By this standard, Giuliani is a Nixon Republican. He is perhaps the most publicly secular major candidate of either party — his conflicts with Roman Catholic teaching make him more reticent on religion than either Hillary Clinton or Barack Obama. But as a prosecutor and mayor of New York, he won conservative respect for making all the right enemies: the ACLU, advocates of blasphemous art, purveyors of racial politics, Islamist mass murderers, mob bosses and the New York Times editorial page.
Gerson worries that Giuliani, like Nixon, is “a talented man without an ideological compass, mainly concerned with the accumulation of power.”

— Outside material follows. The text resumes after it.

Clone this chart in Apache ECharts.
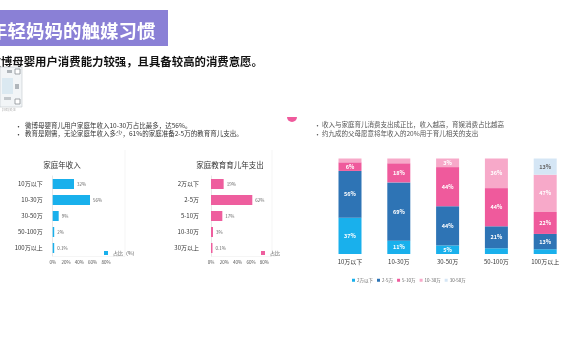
<!DOCTYPE html>
<html>
<head>
<meta charset="utf-8">
<script src="https://cdn.jsdelivr.net/npm/echarts@6/dist/echarts.min.js"></script>
<style>
html,body{margin:0;padding:0;background:#fff;}
#main{width:570px;height:360px;}
</style>
</head>
<body>
<div id="main"></div>
<script>
// ---- data ----
var incomeCats = ['10万以下', '10-30万', '30-50万', '50-100万', '100万以上'];
var incomeVals = [32, 56, 9, 2, 0.1];
var eduCats = ['2万以下', '2-5万', '5-10万', '10-30万', '30万以上'];
var eduVals = [19, 62, 17, 3, 0.1];
var pctTicks = [0, 20, 40, 60, 80];

var stackCats = ['10万以下', '10-30万', '30-50万', '50-100万', '100万以上'];
var stackNames = ['2万以下', '2-5万', '5-10万', '10-30万', '30-50万'];
var stack1 = [38, 14, 9, 6, 5];
var stack2 = [49, 61, 41, 23, 16];
var stack3 = [9, 20, 41, 40, 23];
var stack4 = [4, 5, 9, 31, 39];
var stack5 = [0, 0, 0, 0, 17];
var label1 = ['37%', '11%', '5%', '', ''];
var label2 = ['56%', '69%', '44%', '21%', '13%'];
var label3 = ['6%', '18%', '44%', '44%', '22%'];
var label4 = ['', '', '3%', '36%', '47%'];
var label5 = ['', '', '', '', '13%'];

var FONT = '"Noto Sans CJK SC", "Noto Sans", sans-serif';
var CYAN = '#19b0ec', BLUE = '#2e74b5', PINK = '#ef5a9c', LPINK = '#f7a9c9', LBLUE = '#d5e6f5';
var PINK2 = '#ee5e9e';

var chart = echarts.init(document.getElementById('main'), null, {renderer: 'canvas'});

function stackSeries(name, data, labels, color, labelColor) {
  return {
    name: name, type: 'bar', stack: 'total', xAxisIndex: 2, yAxisIndex: 2,
    data: data, barWidth: 23,
    itemStyle: {color: color},
    label: {
      show: true, position: 'inside', fontSize: 5.5, fontFamily: FONT, fontWeight: 'bold',
      color: labelColor,
      formatter: function (p) { return labels[p.dataIndex]; }
    }
  };
}

var catAxisStyle = function (margin) {
  return {
    axisLine: {show: true, lineStyle: {color: '#d9d9d9', width: 0.6}},
    axisTick: {show: false},
    axisLabel: {fontSize: 6, color: '#333', fontFamily: FONT, margin: margin}
  };
};

var option = {
  animation: false,
  backgroundColor: '#ffffff',
  textStyle: {fontFamily: FONT},
  grid: [
    {left: 52.7, top: 176, width: 53.3, height: 80},
    {left: 211, top: 176, width: 53.3, height: 80},
    {left: 325.6, top: 158.5, width: 244, height: 95.5}
  ],
  xAxis: [
    {gridIndex: 0, type: 'value', min: 0, max: 80, interval: 20,
      splitLine: {show: false}, axisLine: {show: false}, axisTick: {show: false},
      axisLabel: {fontSize: 4.5, color: '#555', margin: 4, formatter: function (v) { return v + '%'; }}},
    {gridIndex: 1, type: 'value', min: 0, max: 80, interval: 20,
      splitLine: {show: false}, axisLine: {show: false}, axisTick: {show: false},
      axisLabel: {fontSize: 4.5, color: '#555', margin: 4, formatter: function (v) { return v + '%'; }}},
    {gridIndex: 2, type: 'category', data: stackCats,
      axisLine: {show: false}, axisTick: {show: false},
      axisLabel: {fontSize: 6, color: '#333', margin: 5, fontFamily: FONT}}
  ],
  yAxis: [
    Object.assign({gridIndex: 0, type: 'category', data: incomeCats, inverse: true}, catAxisStyle(10)),
    Object.assign({gridIndex: 1, type: 'category', data: eduCats, inverse: true}, catAxisStyle(12)),
    {gridIndex: 2, type: 'value', min: 0, max: 100, show: false, splitLine: {show: false}}
  ],
  legend: [
    {data: ['占比（%）'], left: 99, top: 245.5, itemWidth: 4, itemHeight: 4, itemGap: 2,
      textStyle: {fontSize: 5, color: '#555', fontFamily: FONT}, icon: 'rect'},
    {data: ['占比'], left: 256, top: 245.5, itemWidth: 4, itemHeight: 4, itemGap: 2,
      textStyle: {fontSize: 5, color: '#555', fontFamily: FONT}, icon: 'rect'},
    {data: stackNames, left: 347, top: 273, itemWidth: 3, itemHeight: 3, itemGap: 4,
      textStyle: {fontSize: 4.5, color: '#666', fontFamily: FONT, padding: [0, 0, 0, -3]}, icon: 'rect'}
  ],
  series: [
    {name: '占比（%）', type: 'bar', xAxisIndex: 0, yAxisIndex: 0, data: incomeVals,
      barWidth: 10, barMinHeight: 1.5, itemStyle: {color: CYAN},
      label: {show: true, position: 'right', distance: 3, fontSize: 4.5, color: '#666',
        formatter: function (p) { return p.value + '%'; }}},
    {name: '占比', type: 'bar', xAxisIndex: 1, yAxisIndex: 1, data: eduVals,
      barWidth: 10, barMinHeight: 1.5, itemStyle: {color: PINK2},
      label: {show: true, position: 'right', distance: 3, fontSize: 4.5, color: '#666',
        formatter: function (p) { return p.value + '%'; }}},
    stackSeries(stackNames[0], stack1, label1, CYAN, '#fff'),
    stackSeries(stackNames[1], stack2, label2, BLUE, '#fff'),
    stackSeries(stackNames[2], stack3, label3, PINK, '#fff'),
    stackSeries(stackNames[3], stack4, label4, LPINK, '#fff'),
    stackSeries(stackNames[4], stack5, label5, LBLUE, '#666')
  ],
  graphic: [
    // title banner
    {type: 'rect', shape: {x: 0, y: 10, width: 168, height: 36}, style: {fill: '#8a80d6'}},
    {type: 'text', x: -11, y: 31, style: {text: '年轻妈妈的触媒习惯', fill: '#fff', font: 'bold 18.5px ' + FONT, textVerticalAlign: 'middle'}},
    {type: 'text', x: -10.5, y: 62, style: {text: '微博母婴用户消费能力较强，且具备较高的消费意愿。', fill: '#111', font: 'bold 11.4px ' + FONT, textVerticalAlign: 'middle'}},
    // qr placeholder
    {type: 'rect', shape: {x: 0, y: 67, width: 22, height: 40}, style: {fill: '#f2f5f7', stroke: '#b5bcc2', lineWidth: 0.5}},
    {type: 'rect', shape: {x: 15, y: 69, width: 5, height: 5}, style: {fill: '#fff', stroke: '#8a9096', lineWidth: 0.8}},
    {type: 'rect', shape: {x: 15, y: 99, width: 5, height: 5}, style: {fill: '#fff', stroke: '#8a9096', lineWidth: 0.8}},
    {type: 'rect', shape: {x: 2, y: 78, width: 11, height: 16}, style: {fill: '#dbe9f1'}},
    {type: 'rect', shape: {x: 7, y: 70, width: 5, height: 3}, style: {fill: '#b0b6bb'}},
    {type: 'rect', shape: {x: 15, y: 84, width: 4, height: 5}, style: {fill: '#b0b6bb'}},
    {type: 'rect', shape: {x: 4, y: 97, width: 7, height: 3}, style: {fill: '#c3c8cc'}},
    {type: 'text', x: 2, y: 110, style: {text: '扫码关注', fill: '#aaa', font: '3.5px ' + FONT, textVerticalAlign: 'middle'}},
    // left bullets
    {type: 'text', x: 15, y: 126, style: {text: '•', fill: '#333', font: '7px ' + FONT, textVerticalAlign: 'middle'}},
    {type: 'text', x: 25, y: 126, style: {text: '微博母婴育儿用户家庭年收入10-30万占比最多，达56%。', fill: '#333', font: '6.5px ' + FONT, textVerticalAlign: 'middle'}},
    {type: 'text', x: 15, y: 134, style: {text: '•', fill: '#333', font: '7px ' + FONT, textVerticalAlign: 'middle'}},
    {type: 'text', x: 25, y: 134, style: {text: '教育是刚需，无论家庭年收入多少，61%的家庭准备2-5万的教育育儿支出。', fill: '#333', font: '6.5px ' + FONT, textVerticalAlign: 'middle'}},
    // chart titles
    {type: 'text', x: 62, y: 165, style: {text: '家庭年收入', fill: '#333', font: '7.5px ' + FONT, textAlign: 'center', textVerticalAlign: 'middle'}},
    {type: 'text', x: 230, y: 165, style: {text: '家庭教育育儿年支出', fill: '#333', font: '7.5px ' + FONT, textAlign: 'center', textVerticalAlign: 'middle'}},
    // faint chart frames
    {type: 'polyline', shape: {points: [[52.7, 256.5], [125, 256.5], [125, 150]]}, style: {stroke: '#eeeeee', lineWidth: 0.6, fill: null}},
    {type: 'polyline', shape: {points: [[211, 256.5], [272, 256.5], [272, 150]]}, style: {stroke: '#eeeeee', lineWidth: 0.6, fill: null}},
    // pink half-circle marker
    {type: 'sector', shape: {cx: 292, cy: 117, r0: 0, r: 5, startAngle: 0, endAngle: Math.PI}, style: {fill: '#ef5a9c'}},
    // right bullets
    {type: 'text', x: 314, y: 125, style: {text: '•', fill: '#555', font: '7px ' + FONT, textVerticalAlign: 'middle'}},
    {type: 'text', x: 322, y: 125, style: {text: '收入与家庭育儿消费支出成正比，收入越高，育娱消费占比越高', fill: '#555', font: '6.5px ' + FONT, textVerticalAlign: 'middle'}},
    {type: 'text', x: 314, y: 134, style: {text: '•', fill: '#555', font: '7px ' + FONT, textVerticalAlign: 'middle'}},
    {type: 'text', x: 322, y: 134, style: {text: '约九成的父母愿意将年收入的20%用于育儿相关的支出', fill: '#555', font: '6.5px ' + FONT, textVerticalAlign: 'middle'}}
  ]
};
chart.setOption(option);
</script>
</body>
</html>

Just to underscore the point that he thinks nominating Rudy Giuliani for president would be a really, really bad idea, Gerson adds that he fears nominating a Republican who is “in direct conflict with the Roman Catholic Church.” He writes:
Giuliani is not only pro-choice. He has supported embryonic stem cell research and public funding for abortion. He supports the death penalty. He supports “waterboarding” of terror suspects and seems convinced that the conduct of the war on terrorism has been too constrained. Individually, these issues are debatable. Taken together, they are the exact opposite of Catholic teaching, which calls for a “consistent ethic of life” rather than its consistent devaluation. No one inspired by the social priorities of Pope John Paul II can be encouraged by the political views of Rudy Giuliani. Church officials who criticized John Kerry on abortion are anxious for the opportunity to demonstrate their bipartisanship by going after a Republican. Those attacks on Giuliani have already begun.